▼

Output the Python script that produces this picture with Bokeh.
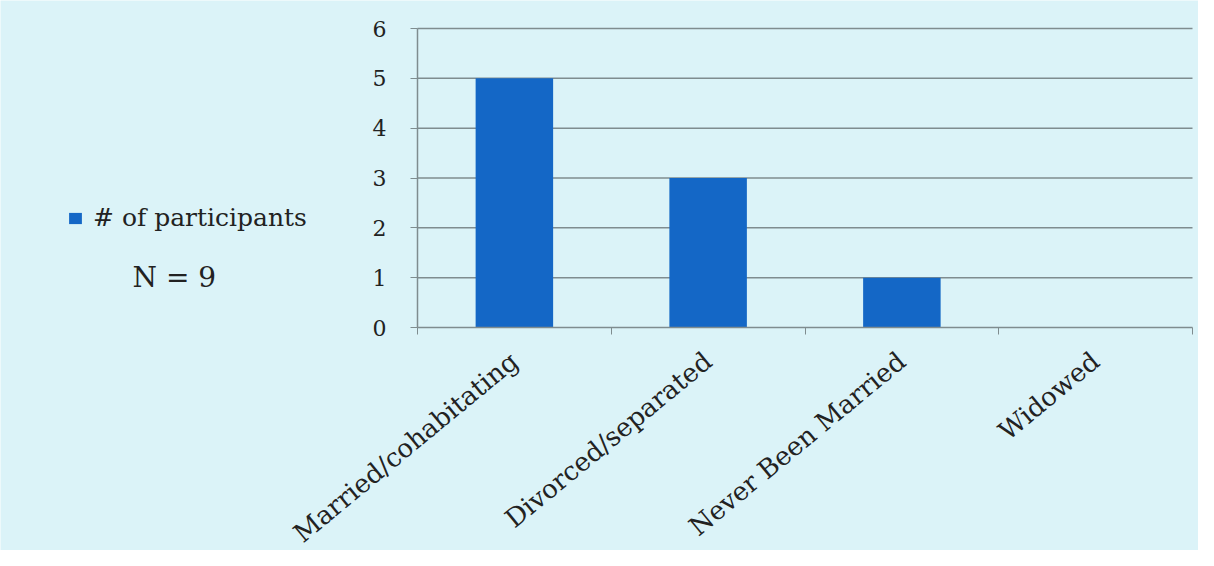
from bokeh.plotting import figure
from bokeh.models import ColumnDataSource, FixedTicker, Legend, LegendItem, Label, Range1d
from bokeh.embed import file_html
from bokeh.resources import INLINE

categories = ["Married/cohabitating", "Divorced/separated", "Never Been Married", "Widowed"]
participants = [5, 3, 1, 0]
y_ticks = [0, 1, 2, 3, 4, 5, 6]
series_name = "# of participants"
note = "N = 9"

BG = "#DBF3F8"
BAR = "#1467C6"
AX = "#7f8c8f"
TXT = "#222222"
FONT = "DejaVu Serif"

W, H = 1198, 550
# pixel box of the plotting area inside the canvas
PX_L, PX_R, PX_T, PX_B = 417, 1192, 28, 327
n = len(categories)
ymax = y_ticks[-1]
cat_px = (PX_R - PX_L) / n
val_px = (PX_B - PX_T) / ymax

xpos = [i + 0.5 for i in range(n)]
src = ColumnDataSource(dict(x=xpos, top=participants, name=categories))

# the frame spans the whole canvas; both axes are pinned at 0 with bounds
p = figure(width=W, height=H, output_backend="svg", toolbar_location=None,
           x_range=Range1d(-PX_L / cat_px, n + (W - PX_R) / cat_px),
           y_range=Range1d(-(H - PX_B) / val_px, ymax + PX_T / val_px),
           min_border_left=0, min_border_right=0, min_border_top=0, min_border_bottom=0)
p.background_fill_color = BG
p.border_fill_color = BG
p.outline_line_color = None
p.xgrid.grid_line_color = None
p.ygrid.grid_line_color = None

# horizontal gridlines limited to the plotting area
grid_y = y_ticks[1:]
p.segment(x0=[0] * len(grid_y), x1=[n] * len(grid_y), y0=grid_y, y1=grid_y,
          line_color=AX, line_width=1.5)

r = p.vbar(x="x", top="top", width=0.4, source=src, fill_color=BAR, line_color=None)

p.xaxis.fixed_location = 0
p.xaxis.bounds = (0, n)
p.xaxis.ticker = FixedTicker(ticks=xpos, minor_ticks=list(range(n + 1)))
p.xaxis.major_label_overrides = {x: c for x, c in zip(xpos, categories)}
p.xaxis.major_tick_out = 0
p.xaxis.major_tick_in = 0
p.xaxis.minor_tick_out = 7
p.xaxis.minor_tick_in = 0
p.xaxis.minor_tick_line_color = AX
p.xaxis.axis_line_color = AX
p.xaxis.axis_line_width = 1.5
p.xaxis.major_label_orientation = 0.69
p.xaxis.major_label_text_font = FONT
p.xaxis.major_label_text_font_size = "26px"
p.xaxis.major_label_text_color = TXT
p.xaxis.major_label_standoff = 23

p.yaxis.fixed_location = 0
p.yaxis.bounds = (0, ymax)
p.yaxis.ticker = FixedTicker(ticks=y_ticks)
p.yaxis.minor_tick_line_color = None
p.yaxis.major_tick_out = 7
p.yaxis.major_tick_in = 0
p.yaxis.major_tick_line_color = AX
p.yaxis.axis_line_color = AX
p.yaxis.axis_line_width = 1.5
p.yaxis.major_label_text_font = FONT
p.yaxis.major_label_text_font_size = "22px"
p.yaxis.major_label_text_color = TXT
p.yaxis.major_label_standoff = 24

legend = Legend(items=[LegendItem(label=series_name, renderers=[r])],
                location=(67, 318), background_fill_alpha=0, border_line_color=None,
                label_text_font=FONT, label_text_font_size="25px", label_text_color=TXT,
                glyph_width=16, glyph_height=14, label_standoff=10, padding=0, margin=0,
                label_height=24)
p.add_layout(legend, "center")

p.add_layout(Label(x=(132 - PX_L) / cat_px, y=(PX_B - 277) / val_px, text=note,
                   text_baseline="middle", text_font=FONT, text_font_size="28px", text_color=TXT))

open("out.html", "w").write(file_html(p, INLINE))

▲

* [INSTRUCTION] Give again exactly the lines running from the beginning of the material above through the line that contains "source=src, fill_color=BAR, line_color=None)", and leave out every picture.

* [FULL RESPONSE]
Output the Python script that produces this picture with Bokeh.
from bokeh.plotting import figure
from bokeh.models import ColumnDataSource, FixedTicker, Legend, LegendItem, Label, Range1d
from bokeh.embed import file_html
from bokeh.resources import INLINE

categories = ["Married/cohabitating", "Divorced/separated", "Never Been Married", "Widowed"]
participants = [5, 3, 1, 0]
y_ticks = [0, 1, 2, 3, 4, 5, 6]
series_name = "# of participants"
note = "N = 9"

BG = "#DBF3F8"
BAR = "#1467C6"
AX = "#7f8c8f"
TXT = "#222222"
FONT = "DejaVu Serif"

W, H = 1198, 550
# pixel box of the plotting area inside the canvas
PX_L, PX_R, PX_T, PX_B = 417, 1192, 28, 327
n = len(categories)
ymax = y_ticks[-1]
cat_px = (PX_R - PX_L) / n
val_px = (PX_B - PX_T) / ymax

xpos = [i + 0.5 for i in range(n)]
src = ColumnDataSource(dict(x=xpos, top=participants, name=categories))

# the frame spans the whole canvas; both axes are pinned at 0 with bounds
p = figure(width=W, height=H, output_backend="svg", toolbar_location=None,
           x_range=Range1d(-PX_L / cat_px, n + (W - PX_R) / cat_px),
           y_range=Range1d(-(H - PX_B) / val_px, ymax + PX_T / val_px),
           min_border_left=0, min_border_right=0, min_border_top=0, min_border_bottom=0)
p.background_fill_color = BG
p.border_fill_color = BG
p.outline_line_color = None
p.xgrid.grid_line_color = None
p.ygrid.grid_line_color = None

# horizontal gridlines limited to the plotting area
grid_y = y_ticks[1:]
p.segment(x0=[0] * len(grid_y), x1=[n] * len(grid_y), y0=grid_y, y1=grid_y,
          line_color=AX, line_width=1.5)

r = p.vbar(x="x", top="top", width=0.4, source=src, fill_color=BAR, line_color=None)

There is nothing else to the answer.